WHAT THIS TASK INVOLVES:
Write out the data below in full, unchanged, minus the images.

GIVEN DATA:
★ ★ ★ ★

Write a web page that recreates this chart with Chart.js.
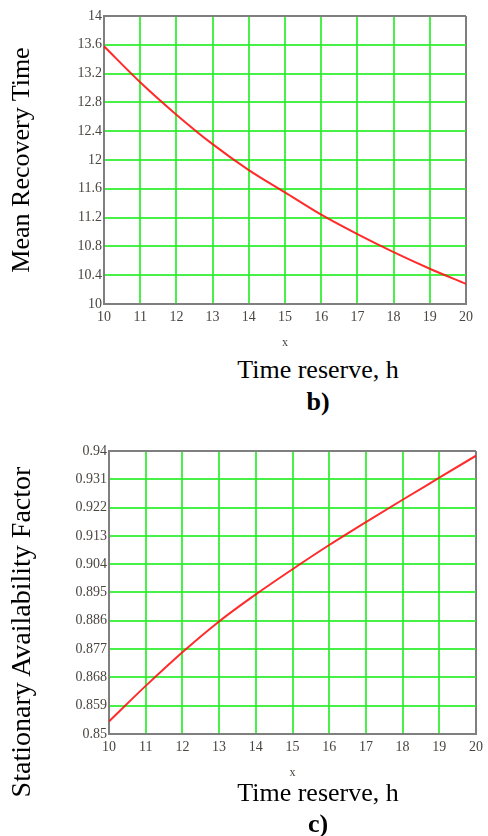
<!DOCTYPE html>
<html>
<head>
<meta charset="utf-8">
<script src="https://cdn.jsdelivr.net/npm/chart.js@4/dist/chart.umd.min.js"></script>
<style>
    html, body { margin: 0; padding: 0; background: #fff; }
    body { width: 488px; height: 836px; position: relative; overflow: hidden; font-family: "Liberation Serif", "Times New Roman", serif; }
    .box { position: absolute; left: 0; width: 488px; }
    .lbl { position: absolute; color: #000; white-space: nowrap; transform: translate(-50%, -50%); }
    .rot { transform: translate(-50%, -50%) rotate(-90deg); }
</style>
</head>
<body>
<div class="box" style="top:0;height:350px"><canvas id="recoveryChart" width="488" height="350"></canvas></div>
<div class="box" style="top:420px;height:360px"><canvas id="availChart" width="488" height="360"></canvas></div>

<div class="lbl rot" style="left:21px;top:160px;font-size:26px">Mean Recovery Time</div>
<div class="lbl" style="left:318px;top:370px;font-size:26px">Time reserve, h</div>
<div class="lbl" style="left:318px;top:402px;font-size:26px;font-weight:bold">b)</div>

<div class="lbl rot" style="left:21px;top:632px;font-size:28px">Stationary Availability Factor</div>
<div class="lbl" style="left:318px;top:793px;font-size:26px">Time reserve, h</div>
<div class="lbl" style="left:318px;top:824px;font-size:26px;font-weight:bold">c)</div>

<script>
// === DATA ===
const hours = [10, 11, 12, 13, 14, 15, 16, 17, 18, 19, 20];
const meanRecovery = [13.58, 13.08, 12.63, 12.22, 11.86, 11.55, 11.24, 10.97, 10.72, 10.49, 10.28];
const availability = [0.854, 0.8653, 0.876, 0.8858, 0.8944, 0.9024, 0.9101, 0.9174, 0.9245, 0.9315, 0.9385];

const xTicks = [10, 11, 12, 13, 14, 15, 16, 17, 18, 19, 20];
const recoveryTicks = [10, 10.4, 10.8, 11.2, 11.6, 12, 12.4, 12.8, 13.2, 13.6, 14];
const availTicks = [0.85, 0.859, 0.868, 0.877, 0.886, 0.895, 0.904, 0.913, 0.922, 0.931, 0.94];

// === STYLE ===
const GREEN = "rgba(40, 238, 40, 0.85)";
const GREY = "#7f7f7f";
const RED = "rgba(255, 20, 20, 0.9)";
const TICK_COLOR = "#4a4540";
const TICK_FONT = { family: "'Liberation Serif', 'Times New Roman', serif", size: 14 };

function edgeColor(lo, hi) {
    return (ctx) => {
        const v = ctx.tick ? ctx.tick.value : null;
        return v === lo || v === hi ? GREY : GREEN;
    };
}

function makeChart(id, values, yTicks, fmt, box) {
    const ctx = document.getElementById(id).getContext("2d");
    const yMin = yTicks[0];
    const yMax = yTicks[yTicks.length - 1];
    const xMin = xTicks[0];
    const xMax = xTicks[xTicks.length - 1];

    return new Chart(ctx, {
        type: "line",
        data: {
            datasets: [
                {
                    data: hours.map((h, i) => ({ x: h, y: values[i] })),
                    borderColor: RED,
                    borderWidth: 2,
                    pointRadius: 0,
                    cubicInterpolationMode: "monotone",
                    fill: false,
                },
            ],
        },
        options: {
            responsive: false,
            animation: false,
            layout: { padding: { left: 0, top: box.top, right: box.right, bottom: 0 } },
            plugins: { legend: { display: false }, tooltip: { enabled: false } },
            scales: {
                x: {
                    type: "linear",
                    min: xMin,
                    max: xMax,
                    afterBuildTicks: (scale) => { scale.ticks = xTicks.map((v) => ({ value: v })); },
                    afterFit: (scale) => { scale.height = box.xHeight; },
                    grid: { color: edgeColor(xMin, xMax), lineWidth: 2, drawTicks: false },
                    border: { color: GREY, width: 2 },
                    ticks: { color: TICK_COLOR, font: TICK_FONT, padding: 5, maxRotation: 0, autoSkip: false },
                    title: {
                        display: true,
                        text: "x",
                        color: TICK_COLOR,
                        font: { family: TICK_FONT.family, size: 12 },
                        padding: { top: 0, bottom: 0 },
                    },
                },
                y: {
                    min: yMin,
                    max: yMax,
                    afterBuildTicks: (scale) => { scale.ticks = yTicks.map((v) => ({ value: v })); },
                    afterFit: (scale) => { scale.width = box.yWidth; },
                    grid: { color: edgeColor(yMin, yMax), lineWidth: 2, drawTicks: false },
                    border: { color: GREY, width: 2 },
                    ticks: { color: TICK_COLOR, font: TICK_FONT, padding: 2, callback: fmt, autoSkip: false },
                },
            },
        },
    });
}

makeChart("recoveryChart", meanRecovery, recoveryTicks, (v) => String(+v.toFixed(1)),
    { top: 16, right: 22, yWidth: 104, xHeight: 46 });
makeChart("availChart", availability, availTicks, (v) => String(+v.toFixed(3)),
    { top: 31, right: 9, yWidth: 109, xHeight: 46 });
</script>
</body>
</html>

★ ★ ★ ★

EXERCISE ANSWER:
Write a web page that recreates this chart with Chart.js.
<!DOCTYPE html>
<html>
<head>
<meta charset="utf-8">
<script src="https://cdn.jsdelivr.net/npm/chart.js@4/dist/chart.umd.min.js"></script>
<style>
    html, body { margin: 0; padding: 0; background: #fff; }
    body { width: 488px; height: 836px; position: relative; overflow: hidden; font-family: "Liberation Serif", "Times New Roman", serif; }
    .box { position: absolute; left: 0; width: 488px; }
    .lbl { position: absolute; color: #000; white-space: nowrap; transform: translate(-50%, -50%); }
    .rot { transform: translate(-50%, -50%) rotate(-90deg); }
</style>
</head>
<body>
<div class="box" style="top:0;height:350px"><canvas id="recoveryChart" width="488" height="350"></canvas></div>
<div class="box" style="top:420px;height:360px"><canvas id="availChart" width="488" height="360"></canvas></div>

<div class="lbl rot" style="left:21px;top:160px;font-size:26px">Mean Recovery Time</div>
<div class="lbl" style="left:318px;top:370px;font-size:26px">Time reserve, h</div>
<div class="lbl" style="left:318px;top:402px;font-size:26px;font-weight:bold">b)</div>

<div class="lbl rot" style="left:21px;top:632px;font-size:28px">Stationary Availability Factor</div>
<div class="lbl" style="left:318px;top:793px;font-size:26px">Time reserve, h</div>
<div class="lbl" style="left:318px;top:824px;font-size:26px;font-weight:bold">c)</div>

<script>
// === DATA ===
const hours = [10, 11, 12, 13, 14, 15, 16, 17, 18, 19, 20];
const meanRecovery = [13.58, 13.08, 12.63, 12.22, 11.86, 11.55, 11.24, 10.97, 10.72, 10.49, 10.28];
const availability = [0.854, 0.8653, 0.876, 0.8858, 0.8944, 0.9024, 0.9101, 0.9174, 0.9245, 0.9315, 0.9385];

const xTicks = [10, 11, 12, 13, 14, 15, 16, 17, 18, 19, 20];
const recoveryTicks = [10, 10.4, 10.8, 11.2, 11.6, 12, 12.4, 12.8, 13.2, 13.6, 14];
const availTicks = [0.85, 0.859, 0.868, 0.877, 0.886, 0.895, 0.904, 0.913, 0.922, 0.931, 0.94];

// === STYLE ===
const GREEN = "rgba(40, 238, 40, 0.85)";
const GREY = "#7f7f7f";
const RED = "rgba(255, 20, 20, 0.9)";
const TICK_COLOR = "#4a4540";
const TICK_FONT = { family: "'Liberation Serif', 'Times New Roman', serif", size: 14 };

function edgeColor(lo, hi) {
    return (ctx) => {
        const v = ctx.tick ? ctx.tick.value : null;
        return v === lo || v === hi ? GREY : GREEN;
    };
}

function makeChart(id, values, yTicks, fmt, box) {
    const ctx = document.getElementById(id).getContext("2d");
    const yMin = yTicks[0];
    const yMax = yTicks[yTicks.length - 1];
    const xMin = xTicks[0];
    const xMax = xTicks[xTicks.length - 1];

    return new Chart(ctx, {
        type: "line",
        data: {
            datasets: [
                {
                    data: hours.map((h, i) => ({ x: h, y: values[i] })),
                    borderColor: RED,
                    borderWidth: 2,
                    pointRadius: 0,
                    cubicInterpolationMode: "monotone",
                    fill: false,
                },
            ],
        },
        options: {
            responsive: false,
            animation: false,
            layout: { padding: { left: 0, top: box.top, right: box.right, bottom: 0 } },
            plugins: { legend: { display: false }, tooltip: { enabled: false } },
            scales: {
                x: {
                    type: "linear",
                    min: xMin,
                    max: xMax,
                    afterBuildTicks: (scale) => { scale.ticks = xTicks.map((v) => ({ value: v })); },
                    afterFit: (scale) => { scale.height = box.xHeight; },
                    grid: { color: edgeColor(xMin, xMax), lineWidth: 2, drawTicks: false },
                    border: { color: GREY, width: 2 },
                    ticks: { color: TICK_COLOR, font: TICK_FONT, padding: 5, maxRotation: 0, autoSkip: false },
                    title: {
                        display: true,
                        text: "x",
                        color: TICK_COLOR,
                        font: { family: TICK_FONT.family, size: 12 },
                        padding: { top: 0, bottom: 0 },
                    },
                },
                y: {
                    min: yMin,
                    max: yMax,
                    afterBuildTicks: (scale) => { scale.ticks = yTicks.map((v) => ({ value: v })); },
                    afterFit: (scale) => { scale.width = box.yWidth; },
                    grid: { color: edgeColor(yMin, yMax), lineWidth: 2, drawTicks: false },
                    border: { color: GREY, width: 2 },
                    ticks: { color: TICK_COLOR, font: TICK_FONT, padding: 2, callback: fmt, autoSkip: false },
                },
            },
        },
    });
}

makeChart("recoveryChart", meanRecovery, recoveryTicks, (v) => String(+v.toFixed(1)),
    { top: 16, right: 22, yWidth: 104, xHeight: 46 });
makeChart("availChart", availability, availTicks, (v) => String(+v.toFixed(3)),
    { top: 31, right: 9, yWidth: 109, xHeight: 46 });
</script>
</body>
</html>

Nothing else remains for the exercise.